At Versace, where a sexualised aesthetic is never off the agenda, workwear also emerged as a highlight. In the designer’s first co-ed production, Donatella Versace unveiled sharp-shouldered jackets and animal-print suiting for men and women. Versace’s intention was to enforce the idea of power dressing as a phenomenon that exists outside of gender stereotypes.

Versace AW20
Versace

Of course, this genderless approach prevailed at Gucci too. Alessandro Michele called on papal artefacts to make a statement about fashion as religion – and also examined the power plays between the fashion show format and its audience. The show doubled as cultural experiment, with guests entering via the backstage area and taking their seat in front of a carousel upon which models and their dressers prepared. For the most part, Michele’s Gucci exists out with the zeitgeist where trends are concerned, but unisex suiting — cut in brocade, identically for men and women — emerged as a defining feature.

Tod's AW20
Tod's

Jil Sander, another brand that looks best dancing to its own beat, also found its aesthetic to be in tune with the broader cultural mood. The house’s pin-sharp tailoring, cut to celebrate the individual wearing it instead of drowning her out, has scarcely felt more relevant.
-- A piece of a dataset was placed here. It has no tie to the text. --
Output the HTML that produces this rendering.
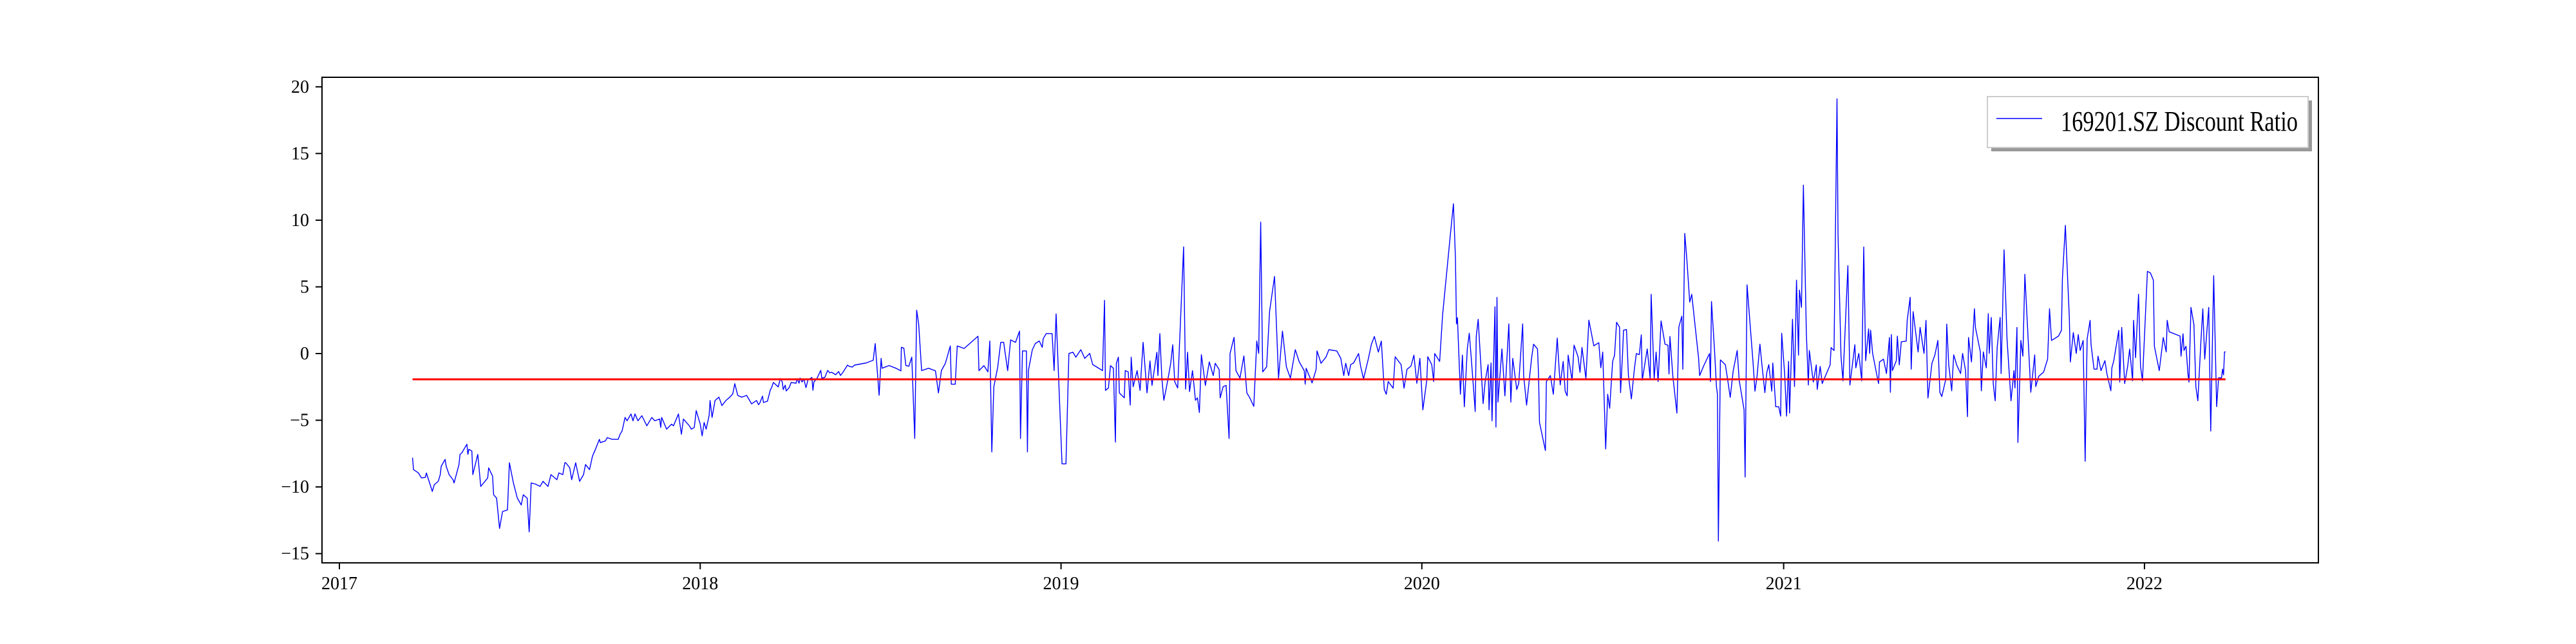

Trends were easier to spot at Tod’s. Now in the care of Walter Chiapponi, the designer charged with finding a new relevance for the leather fashion juggernaut, the Tod’s woman looked free and more in step with the times than she has done in quite some time. Her wardrobe — both achingly expensive and agile — has the means to go to the boardroom and beyond, with tonal dressing (NB: head-to-toe red is a thing for AW20) and leather coats among the options for modern working women.

But this new-look breed of corporate cool occupying Milan is more than a bunch of expensive wardrobe solutions. Certainly, it is as much about clothes that offer ease as it is femininity. From the sharpness of Jil Sander to Fendi’s powder-pink prom dresses and Prada’s awkwardly angular ties, Milan’s new heroine is a beautiful contradiction — because aren’t we all.